Nahum Sokolov. Source : https://loc.gov/pictures/resource/ggbain.33385/

Nahum Sokolov was a writer, journalist, and Zionist leader.


Born in Poland, he received a traditional Jewish education as a child. He later acquired a broad general education and mastered several languages, including Polish, Yiddish, Hebrew, English, and French.


At age 17, he started writing for the newspaper "Hatzifira", the first Hebrew newspaper in Poland published in Warsaw. In the early 1880s, Sokolov was appointed editor and turned it into a daily newspaper. At age 23, he published his first work, "Eternal hatred for the Eternal People" ("Si'nat Olam leam Olam").


Nahum Sokolov attended the First Zionist Congress in 1897, where he met Theodor Herzl, and supported political Zionism.


Since then, he has been a Zionist activist, and in 1906, he was appointed as the general secretary of the World Zionist Congress.
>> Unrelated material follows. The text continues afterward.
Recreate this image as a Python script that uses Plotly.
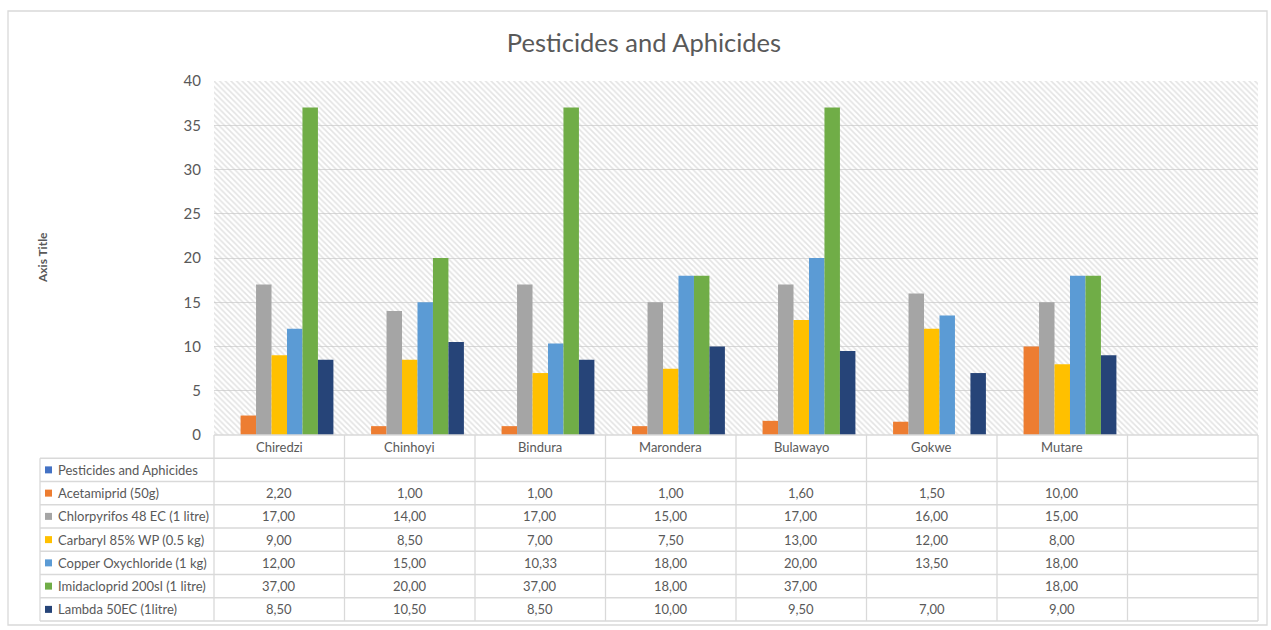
import plotly.graph_objects as go

# --- data ---
cities = ["Chiredzi", "Chinhoyi", "Bindura", "Marondera", "Bulawayo", "Gokwe", "Mutare", " "]
series_names = [
    "Pesticides and Aphicides",
    "Acetamiprid (50g)",
    "Chlorpyrifos 48 EC (1 litre)",
    "Carbaryl 85% WP (0.5 kg)",
    "Copper Oxychloride (1 kg)",
    "Imidacloprid 200sl (1 litre)",
    "Lambda 50EC (1litre)",
]
pesticides_aphicides = [None, None, None, None, None, None, None, None]
acetamiprid = [2.2, 1.0, 1.0, 1.0, 1.6, 1.5, 10.0, None]
chlorpyrifos = [17.0, 14.0, 17.0, 15.0, 17.0, 16.0, 15.0, None]
carbaryl = [9.0, 8.5, 7.0, 7.5, 13.0, 12.0, 8.0, None]
copper_oxychloride = [12.0, 15.0, 10.33, 18.0, 20.0, 13.5, 18.0, None]
imidacloprid = [37.0, 20.0, 37.0, 18.0, 37.0, None, 18.0, None]
lambda_50ec = [8.5, 10.5, 8.5, 10.0, 9.5, 7.0, 9.0, None]
y_ticks = [0, 5, 10, 15, 20, 25, 30, 35, 40]

all_values = [pesticides_aphicides, acetamiprid, chlorpyrifos, carbaryl,
              copper_oxychloride, imidacloprid, lambda_50ec]
colors = ["#4472C4", "#ED7D31", "#A5A5A5", "#FFC000", "#5B9BD5", "#70AD47", "#264478"]

W, H = 1271, 630
L, R, T, B = 214, 1258, 81, 435   # plot area in pixels
TXT = "#595959"
LINE = "#d9d9d9"
FONT = "Lato"


def px(x):
    return (x - L) / (R - L)


def py(y):
    return (B - y) / (B - T)


fig = go.Figure()

# hatched plot background (main axes, drawn under the data)
fig.add_trace(go.Bar(
    x=[0.5], y=[40], width=[1], xaxis="x", yaxis="y",
    marker=dict(color="rgba(0,0,0,0)", line_width=0,
                pattern=dict(shape="\\", fgcolor="#c8c8c8", bgcolor="rgba(0,0,0,0)",
                             size=4, solidity=0.4)),
    hoverinfo="skip", showlegend=False,
))

for name, vals, col in zip(series_names, all_values, colors):
    fig.add_trace(go.Bar(
        x=cities, y=vals, name=name, xaxis="x2", yaxis="y",
        marker=dict(color=col, line_width=0), showlegend=False,
    ))

# --- data table under the chart ---
shapes = []
annotations = []
col_w = (R - L) / len(cities)
row_h = 23.25
n_rows = len(series_names) + 1
bottom = B + row_h * n_rows
left_lab = 40


def note(x, y, text, size=13, **kw):
    d = dict(x=px(x), y=py(y), xref="paper", yref="paper", text=text,
             showarrow=False, xanchor="center", yanchor="middle",
             font=dict(size=size, color=TXT, family=FONT))
    d.update(kw)
    annotations.append(d)


# horizontal lines
for k in range(n_rows + 1):
    yy = B + row_h * k
    x0 = L if k == 0 else left_lab
    shapes.append(dict(type="line", xref="paper", yref="paper",
                       x0=px(x0), x1=px(R), y0=py(yy), y1=py(yy),
                       line=dict(color=LINE, width=1.3)))
# vertical lines
shapes.append(dict(type="line", xref="paper", yref="paper",
                   x0=px(left_lab), x1=px(left_lab), y0=py(B + row_h), y1=py(bottom),
                   line=dict(color=LINE, width=1.3)))
for j in range(len(cities) + 1):
    xx = L + col_w * j
    shapes.append(dict(type="line", xref="paper", yref="paper",
                       x0=px(xx), x1=px(xx), y0=py(B), y1=py(bottom),
                       line=dict(color=LINE, width=1.3)))

# category header
for j, c in enumerate(cities):
    note(L + col_w * (j + 0.5), B + row_h / 2, c)

# rows
for i, (name, vals, col) in enumerate(zip(series_names, all_values, colors)):
    yc = B + row_h * (i + 1.5)
    shapes.append(dict(type="rect", xref="paper", yref="paper",
                       x0=px(45), x1=px(52), y0=py(yc - 3.5), y1=py(yc + 3.5),
                       fillcolor=col, line_width=0))
    note(56, yc, name, xanchor="left")
    for j, v in enumerate(vals):
        if v is None:
            continue
        note(L + col_w * (j + 0.5), yc, f"{v:.2f}".replace(".", ","))

# outer chart border
shapes.append(dict(type="rect", xref="paper", yref="paper",
                   x0=px(8), x1=px(1267), y0=py(11), y1=py(625),
                   line=dict(color=LINE, width=1.3), fillcolor="rgba(0,0,0,0)"))

# axis title
note(42, 258, "<b>Axis Title</b>", size=12, textangle=-90)

fig.update_layout(
    width=W, height=H,
    margin=dict(l=L, r=W - R, t=T, b=H - B, autoexpand=False),
    paper_bgcolor="white", plot_bgcolor="white",
    title=dict(text="Pesticides and Aphicides", x=px(644), xanchor="center",
               xref="paper", y=1 - 43 / H, yanchor="middle",
               font=dict(size=25.5, color=TXT, family=FONT)),
    barmode="group", bargap=0.17, bargroupgap=0,
    xaxis=dict(range=[0, 1], visible=False, fixedrange=True),
    xaxis2=dict(overlaying="x", anchor="y", showticklabels=False, showgrid=False,
                ticks="", showline=False, zeroline=False, type="category",
                categoryorder="array", categoryarray=cities, range=[-0.5, 7.5]),
    yaxis=dict(range=[0, 40], tickvals=y_ticks, showgrid=True, gridcolor=LINE,
               gridwidth=1.3, zeroline=False, showline=False, ticks="",
               ticklabelstandoff=12,
               tickfont=dict(size=15, color=TXT, family=FONT)),
    shapes=shapes, annotations=annotations,
)

fig.write_html("out.html", config={"displayModeBar": False},
               post_script="document.body.style.margin='0px';")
Nahum Sokolov was the first to translate Herzl's book "Altneuland". He was looking for a fitting Hebrew translation for the book's title, which means "old-new land", and found it in the name "Tel Aviv", Spring Hill.
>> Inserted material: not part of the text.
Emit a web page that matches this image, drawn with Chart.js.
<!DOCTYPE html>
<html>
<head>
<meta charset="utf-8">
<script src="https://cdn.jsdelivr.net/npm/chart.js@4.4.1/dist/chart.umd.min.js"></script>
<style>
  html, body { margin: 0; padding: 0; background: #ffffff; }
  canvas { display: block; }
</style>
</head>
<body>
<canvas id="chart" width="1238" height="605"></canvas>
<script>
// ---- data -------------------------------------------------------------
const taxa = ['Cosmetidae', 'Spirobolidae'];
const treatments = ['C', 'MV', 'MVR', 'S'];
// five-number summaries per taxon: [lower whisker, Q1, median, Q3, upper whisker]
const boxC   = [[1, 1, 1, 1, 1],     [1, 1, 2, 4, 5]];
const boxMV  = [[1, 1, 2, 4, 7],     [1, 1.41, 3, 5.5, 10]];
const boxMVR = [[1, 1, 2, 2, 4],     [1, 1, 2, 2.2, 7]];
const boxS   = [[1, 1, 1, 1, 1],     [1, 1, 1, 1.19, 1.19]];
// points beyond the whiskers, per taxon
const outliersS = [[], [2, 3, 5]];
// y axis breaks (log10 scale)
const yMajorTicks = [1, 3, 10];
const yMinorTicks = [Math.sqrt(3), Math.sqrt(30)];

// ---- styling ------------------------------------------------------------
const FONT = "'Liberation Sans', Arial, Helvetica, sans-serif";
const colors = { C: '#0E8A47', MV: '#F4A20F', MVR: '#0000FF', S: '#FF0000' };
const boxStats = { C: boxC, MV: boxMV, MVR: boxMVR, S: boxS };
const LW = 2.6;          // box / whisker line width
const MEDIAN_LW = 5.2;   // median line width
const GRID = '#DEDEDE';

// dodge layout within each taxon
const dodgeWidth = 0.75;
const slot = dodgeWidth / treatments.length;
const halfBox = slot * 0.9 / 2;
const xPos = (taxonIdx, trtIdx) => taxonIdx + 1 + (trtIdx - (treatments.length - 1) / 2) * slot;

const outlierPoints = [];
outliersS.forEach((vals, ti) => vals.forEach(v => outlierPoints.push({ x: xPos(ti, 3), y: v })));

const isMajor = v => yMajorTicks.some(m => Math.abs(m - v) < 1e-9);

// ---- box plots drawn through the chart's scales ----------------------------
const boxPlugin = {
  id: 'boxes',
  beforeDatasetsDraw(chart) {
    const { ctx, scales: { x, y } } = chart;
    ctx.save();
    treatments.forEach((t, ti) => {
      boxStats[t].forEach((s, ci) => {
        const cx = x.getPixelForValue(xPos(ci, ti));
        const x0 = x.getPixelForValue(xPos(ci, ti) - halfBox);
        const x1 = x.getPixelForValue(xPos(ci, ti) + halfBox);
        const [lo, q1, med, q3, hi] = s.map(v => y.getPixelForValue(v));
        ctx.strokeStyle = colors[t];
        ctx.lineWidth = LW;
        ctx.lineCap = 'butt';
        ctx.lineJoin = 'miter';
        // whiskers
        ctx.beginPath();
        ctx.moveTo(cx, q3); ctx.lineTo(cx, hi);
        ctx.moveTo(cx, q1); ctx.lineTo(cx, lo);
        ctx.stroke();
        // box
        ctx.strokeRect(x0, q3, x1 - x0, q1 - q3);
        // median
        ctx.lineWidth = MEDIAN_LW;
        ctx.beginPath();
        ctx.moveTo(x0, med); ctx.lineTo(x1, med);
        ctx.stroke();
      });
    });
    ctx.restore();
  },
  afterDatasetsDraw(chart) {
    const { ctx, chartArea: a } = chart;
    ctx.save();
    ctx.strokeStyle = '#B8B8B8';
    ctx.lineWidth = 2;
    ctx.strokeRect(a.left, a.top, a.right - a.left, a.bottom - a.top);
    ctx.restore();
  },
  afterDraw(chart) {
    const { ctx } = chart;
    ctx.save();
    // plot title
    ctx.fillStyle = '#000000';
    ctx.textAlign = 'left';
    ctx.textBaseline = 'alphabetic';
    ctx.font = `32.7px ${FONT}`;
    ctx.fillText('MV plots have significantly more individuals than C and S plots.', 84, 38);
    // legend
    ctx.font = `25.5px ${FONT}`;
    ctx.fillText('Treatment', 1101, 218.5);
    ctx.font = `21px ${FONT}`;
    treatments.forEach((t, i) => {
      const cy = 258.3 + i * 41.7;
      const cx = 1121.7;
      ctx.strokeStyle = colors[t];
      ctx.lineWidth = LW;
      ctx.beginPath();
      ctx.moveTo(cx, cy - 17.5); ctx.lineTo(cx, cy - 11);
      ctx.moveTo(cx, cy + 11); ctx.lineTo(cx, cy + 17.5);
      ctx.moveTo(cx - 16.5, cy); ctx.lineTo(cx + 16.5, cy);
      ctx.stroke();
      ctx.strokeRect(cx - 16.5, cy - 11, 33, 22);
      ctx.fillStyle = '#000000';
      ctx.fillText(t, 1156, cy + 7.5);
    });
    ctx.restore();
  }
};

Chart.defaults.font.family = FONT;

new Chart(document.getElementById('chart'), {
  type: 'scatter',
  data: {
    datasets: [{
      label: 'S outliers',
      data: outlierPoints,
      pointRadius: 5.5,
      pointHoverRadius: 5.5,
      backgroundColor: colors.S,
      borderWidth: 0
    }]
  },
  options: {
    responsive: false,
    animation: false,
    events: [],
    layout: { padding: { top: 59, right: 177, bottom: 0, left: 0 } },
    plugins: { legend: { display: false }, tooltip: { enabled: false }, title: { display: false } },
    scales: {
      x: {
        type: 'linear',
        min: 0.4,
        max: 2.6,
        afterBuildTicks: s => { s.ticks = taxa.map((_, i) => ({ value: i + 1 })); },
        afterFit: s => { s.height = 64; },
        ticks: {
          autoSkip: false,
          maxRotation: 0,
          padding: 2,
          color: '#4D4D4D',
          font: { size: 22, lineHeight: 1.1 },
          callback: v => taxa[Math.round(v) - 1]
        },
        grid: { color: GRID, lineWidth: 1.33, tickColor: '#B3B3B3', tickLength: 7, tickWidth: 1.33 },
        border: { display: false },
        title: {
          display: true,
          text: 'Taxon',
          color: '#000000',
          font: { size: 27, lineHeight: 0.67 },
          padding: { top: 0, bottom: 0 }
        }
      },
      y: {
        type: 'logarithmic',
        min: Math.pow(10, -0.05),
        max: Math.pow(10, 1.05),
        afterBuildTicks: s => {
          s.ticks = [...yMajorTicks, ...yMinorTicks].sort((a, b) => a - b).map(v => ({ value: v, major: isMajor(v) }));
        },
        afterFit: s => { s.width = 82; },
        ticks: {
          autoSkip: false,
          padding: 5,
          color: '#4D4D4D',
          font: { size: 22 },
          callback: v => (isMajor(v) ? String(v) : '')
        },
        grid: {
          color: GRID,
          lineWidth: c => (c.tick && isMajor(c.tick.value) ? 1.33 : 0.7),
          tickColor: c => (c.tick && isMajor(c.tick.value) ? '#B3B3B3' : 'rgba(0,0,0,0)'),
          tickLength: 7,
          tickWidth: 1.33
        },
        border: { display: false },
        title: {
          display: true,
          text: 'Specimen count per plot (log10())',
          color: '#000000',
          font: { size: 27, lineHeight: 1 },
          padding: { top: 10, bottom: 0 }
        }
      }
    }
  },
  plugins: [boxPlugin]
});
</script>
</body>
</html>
Years later, in 1910, the name "Tel Aviv" was given to the first Hebrew city, previously called Ahuzat Bait, under Menahem Sheikin's proposal.


For four years (1931-1395) he replaced Dr. Chaim Weizman as president of the Zionist Organization and continued to serve alongside Weizman as its honorary president.


Together with Weizmann, Sokolov worked to achieve the Balfour Declaration. Weizmann worked in Britain, and Sokolov in France. He met with government members and even received a sympathetic letter of support from French diplomat Jules Cambon. The letter was unpublished and supported the Zionist project in the Land of Israel.


He died in London in 1936, and his body was transferred to Jerusalem on Mount Herzl.


Kibbutz Sde Nahum, "Beit Sokolov" (the journalists' house in Tel Aviv on Kaplan Street), and streets all over the country are named after him.


The Sokolov Award, also known as the Sokolov Prize, is an Israeli journalism award, awarded by the Tel Aviv municipality, in memory of Nahum Sokolow.